_Source material_
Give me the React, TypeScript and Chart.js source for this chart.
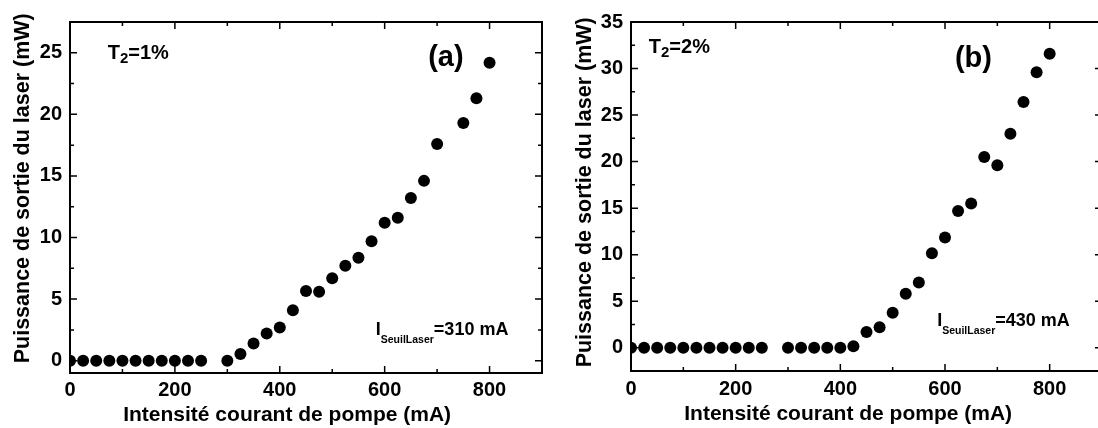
import React, { useEffect, useRef } from "react";
import { Chart, registerables } from "chart.js";

Chart.register(...registerables);

const FONT = '"Liberation Sans", Arial, Helvetica, sans-serif';

// ---- Data: panel (a), T2 = 1%
const currentA = [0, 25, 50, 75, 100, 125, 150, 175, 200, 225, 250, 300, 325, 350, 375, 400, 425, 450, 475, 500, 525, 550, 575, 600, 625, 650, 675, 700, 750, 775, 800];
const powerA = [0, 0, 0, 0, 0, 0, 0, 0, 0, 0, 0, 0, 0.55, 1.4, 2.2, 2.7, 4.1, 5.65, 5.6, 6.7, 7.7, 8.35, 9.7, 11.2, 11.6, 13.2, 14.6, 17.6, 19.3, 21.3, 24.2];

// ---- Data: panel (b), T2 = 2%
const currentB = [0, 25, 50, 75, 100, 125, 150, 175, 200, 225, 250, 300, 325, 350, 375, 400, 425, 450, 475, 500, 525, 550, 575, 600, 625, 650, 675, 700, 725, 750, 775, 800];
const powerB = [0, 0, 0, 0, 0, 0, 0, 0, 0, 0, 0, 0, 0, 0, 0, 0, 0.15, 1.7, 2.2, 3.75, 5.8, 7.0, 10.15, 11.85, 14.7, 15.5, 20.5, 19.6, 23.0, 26.4, 29.6, 31.6];

// ---- Tick labels
const xTickValues = [0, 200, 400, 600, 800];
const xMinorTickValues = [100, 300, 500, 700];
const yTickValuesA = [0, 5, 10, 15, 20, 25];
const yMinorTickValuesA = [2.5, 7.5, 12.5, 17.5, 22.5];
const yTickValuesB = [0, 5, 10, 15, 20, 25, 30, 35];
const yMinorTickValuesB = [2.5, 7.5, 12.5, 17.5, 22.5, 27.5, 32.5];

const xTitle = "Intensité courant de pompe (mA)";
const yTitle = "Puissance de sortie du laser (mW)";

type Run = { t: string; size: number; dy: number };
type Annotation = { x: number; y: number; runs: Run[] };

const annotationsA: Annotation[] = [
  { x: 72, y: 24.47, runs: [{ t: "T", size: 20, dy: 0 }, { t: "2", size: 15, dy: 4 }, { t: "=1%", size: 20, dy: 0 }] },
  { x: 683, y: 23.93, runs: [{ t: "(a)", size: 29, dy: 0 }] },
  { x: 583, y: 2.09, runs: [{ t: "I", size: 18, dy: 0 }, { t: "SeuilLaser", size: 10.5, dy: 8 }, { t: "=310 mA", size: 18, dy: 0 }] },
];
const annotationsB: Annotation[] = [
  { x: 34, y: 31.7, runs: [{ t: "T", size: 20, dy: 0 }, { t: "2", size: 15, dy: 4 }, { t: "=2%", size: 20, dy: 0 }] },
  { x: 619, y: 30.2, runs: [{ t: "(b)", size: 29, dy: 0 }] },
  { x: 585, y: 2.33, runs: [{ t: "I", size: 18, dy: 0 }, { t: "SeuilLaser", size: 10.5, dy: 8 }, { t: "=430 mA", size: 18, dy: 0 }] },
];

const framePlugin = {
  id: "frame",
  afterDraw(chart: any, _args: any, opts: any) {
    const { ctx, chartArea: a, scales } = chart;
    const sx = scales.x;
    const sy = scales.y;
    ctx.save();
    ctx.strokeStyle = "#000";
    ctx.lineWidth = 1.5;
    const drawX = (v: number, len: number) => {
      const p = sx.getPixelForValue(v);
      if (p <= a.left + 1 || p >= a.right - 1) return;
      ctx.beginPath();
      ctx.moveTo(p, a.bottom);
      ctx.lineTo(p, a.bottom - len);
      ctx.moveTo(p, a.top);
      ctx.lineTo(p, a.top + len);
      ctx.stroke();
    };
    const drawY = (v: number, len: number) => {
      const p = sy.getPixelForValue(v);
      if (p <= a.top + 1 || p >= a.bottom - 1) return;
      ctx.beginPath();
      ctx.moveTo(a.left, p);
      ctx.lineTo(a.left + len, p);
      ctx.moveTo(a.right, p);
      ctx.lineTo(a.right - len, p);
      ctx.stroke();
    };
    opts.xMajor.forEach((v: number) => drawX(v, 7));
    opts.xMinor.forEach((v: number) => drawX(v, 4));
    opts.yMajor.forEach((v: number) => drawY(v, 7));
    opts.yMinor.forEach((v: number) => drawY(v, 4));
    ctx.lineWidth = 2;
    ctx.strokeRect(a.left, a.top, a.right - a.left, a.bottom - a.top);

    ctx.fillStyle = "#000";
    ctx.textBaseline = "alphabetic";
    ctx.textAlign = "left";
    (opts.annotations as Annotation[]).forEach((an) => {
      let x = sx.getPixelForValue(an.x);
      const y = sy.getPixelForValue(an.y);
      an.runs.forEach((r) => {
        ctx.font = `bold ${r.size}px ${FONT}`;
        ctx.fillText(r.t, x, y + r.dy);
        x += ctx.measureText(r.t).width;
      });
    });

    // axis titles
    ctx.textBaseline = "middle";
    ctx.textAlign = "center";
    ctx.font = `bold 21px ${FONT}`;
    ctx.fillText(xTitle, sx.getPixelForValue(opts.xTitleAt), a.bottom + opts.xTitleBelow);
    ctx.save();
    ctx.font = `bold 21.5px ${FONT}`;
    ctx.translate(a.left - opts.yTitleLeft, sy.getPixelForValue(opts.yTitleAt));
    ctx.rotate(-Math.PI / 2);
    ctx.fillText(yTitle, 0, 0);
    ctx.restore();

    ctx.restore();
  },
};

type Props = {
  xs: number[];
  ys: number[];
  yMin: number;
  yMax: number;
  yTicks: number[];
  yMinor: number[];
  canvasLeft: number;
  canvasWidth: number;
  yAxisWidth: number;
  xAxisHeight: number;
  padTop: number;
  padRight: number;
  xTickPad: number;
  xTitleAt: number;
  xTitleBelow: number;
  yTitleAt: number;
  yTitleLeft: number;
  annotations: Annotation[];
};

function LaserChart(p: Props) {
  const ref = useRef<HTMLCanvasElement | null>(null);
  useEffect(() => {
    if (!ref.current) return;
    const tickFont = { family: FONT, size: 20, weight: "bold" as const };
    const chart = new Chart(ref.current, {
      type: "scatter",
      data: {
        datasets: [
          {
            data: p.xs.map((x, i) => ({ x, y: p.ys[i] })),
            backgroundColor: "#000",
            borderColor: "#000",
            borderWidth: 0,
            pointRadius: 6,
            pointHoverRadius: 6,
            showLine: false,
          },
        ],
      },
      options: {
        animation: false,
        responsive: false,
        maintainAspectRatio: false,
        events: [],
        layout: { padding: { left: 0, top: p.padTop, right: p.padRight, bottom: 0 } },
        plugins: {
          legend: { display: false },
          tooltip: { enabled: false },
          frame: {
            xMajor: xTickValues,
            xMinor: xMinorTickValues,
            yMajor: p.yTicks,
            yMinor: p.yMinor,
            annotations: p.annotations,
            xTitleAt: p.xTitleAt,
            xTitleBelow: p.xTitleBelow,
            yTitleAt: p.yTitleAt,
            yTitleLeft: p.yTitleLeft,
          },
        } as any,
        scales: {
          x: {
            type: "linear",
            min: 0,
            max: 900,
            grid: { display: false, drawTicks: false },
            border: { display: false },
            afterBuildTicks: (s: any) => {
              s.ticks = xTickValues.map((v) => ({ value: v }));
            },
            afterFit: (s: any) => {
              s.height = p.xAxisHeight;
            },
            ticks: { font: tickFont, color: "#000", padding: p.xTickPad, maxRotation: 0, autoSkip: false },
            title: { display: false },
          },
          y: {
            type: "linear",
            min: p.yMin,
            max: p.yMax,
            grid: { display: false, drawTicks: false },
            border: { display: false },
            afterBuildTicks: (s: any) => {
              s.ticks = p.yTicks.map((v) => ({ value: v }));
            },
            afterFit: (s: any) => {
              s.width = p.yAxisWidth;
            },
            ticks: { font: tickFont, color: "#000", padding: 8, autoSkip: false },
            title: { display: false },
          },
        },
      } as any,
      plugins: [framePlugin as any],
    });
    return () => chart.destroy();
  }, []);
  return (
    <canvas
      ref={ref}
      width={p.canvasWidth}
      height={428}
      style={{ position: "absolute", left: p.canvasLeft, top: 0, width: p.canvasWidth, height: 428 }}
    />
  );
}

export default function App() {
  return (
    <div
      style={{
        position: "fixed",
        left: 0,
        top: 0,
        width: 1098,
        height: 428,
        overflow: "hidden",
        background: "#fff",
      }}
    >
      <LaserChart
        xs={currentA}
        ys={powerA}
        yMin={-1}
        yMax={27.5}
        yTicks={yTickValuesA}
        yMinor={yMinorTickValuesA}
        canvasLeft={0}
        canvasWidth={548}
        yAxisWidth={70}
        xAxisHeight={55}
        padTop={22}
        padRight={4}
        xTickPad={5}
        xTitleAt={414}
        xTitleBelow={42.5}
        yTitleAt={14}
        yTitleLeft={46.5}
        annotations={annotationsA}
      />
      <LaserChart
        xs={currentB}
        ys={powerB}
        yMin={-2.5}
        yMax={35}
        yTicks={yTickValuesB}
        yMinor={yMinorTickValuesB}
        canvasLeft={548}
        canvasWidth={560}
        yAxisWidth={83}
        xAxisHeight={57}
        padTop={22}
        padRight={4}
        xTickPad={6}
        xTitleAt={415}
        xTitleBelow={43.5}
        yTitleAt={16.7}
        yTitleLeft={45.5}
        annotations={annotationsB}
      />
    </div>
  );
}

_What you need to do_
Skip the pictures and restate exactly the lines from the beginning of the listing to the line with "number; y: number;", that line included.

_Exercise solution_
Give me the React, TypeScript and Chart.js source for this chart.
import React, { useEffect, useRef } from "react";
import { Chart, registerables } from "chart.js";

Chart.register(...registerables);

const FONT = '"Liberation Sans", Arial, Helvetica, sans-serif';

// ---- Data: panel (a), T2 = 1%
const currentA = [0, 25, 50, 75, 100, 125, 150, 175, 200, 225, 250, 300, 325, 350, 375, 400, 425, 450, 475, 500, 525, 550, 575, 600, 625, 650, 675, 700, 750, 775, 800];
const powerA = [0, 0, 0, 0, 0, 0, 0, 0, 0, 0, 0, 0, 0.55, 1.4, 2.2, 2.7, 4.1, 5.65, 5.6, 6.7, 7.7, 8.35, 9.7, 11.2, 11.6, 13.2, 14.6, 17.6, 19.3, 21.3, 24.2];

// ---- Data: panel (b), T2 = 2%
const currentB = [0, 25, 50, 75, 100, 125, 150, 175, 200, 225, 250, 300, 325, 350, 375, 400, 425, 450, 475, 500, 525, 550, 575, 600, 625, 650, 675, 700, 725, 750, 775, 800];
const powerB = [0, 0, 0, 0, 0, 0, 0, 0, 0, 0, 0, 0, 0, 0, 0, 0, 0.15, 1.7, 2.2, 3.75, 5.8, 7.0, 10.15, 11.85, 14.7, 15.5, 20.5, 19.6, 23.0, 26.4, 29.6, 31.6];

// ---- Tick labels
const xTickValues = [0, 200, 400, 600, 800];
const xMinorTickValues = [100, 300, 500, 700];
const yTickValuesA = [0, 5, 10, 15, 20, 25];
const yMinorTickValuesA = [2.5, 7.5, 12.5, 17.5, 22.5];
const yTickValuesB = [0, 5, 10, 15, 20, 25, 30, 35];
const yMinorTickValuesB = [2.5, 7.5, 12.5, 17.5, 22.5, 27.5, 32.5];

const xTitle = "Intensité courant de pompe (mA)";
const yTitle = "Puissance de sortie du laser (mW)";

type Run = { t: string; size: number; dy: number };
type Annotation = { x: number; y: number; runs: Run[] };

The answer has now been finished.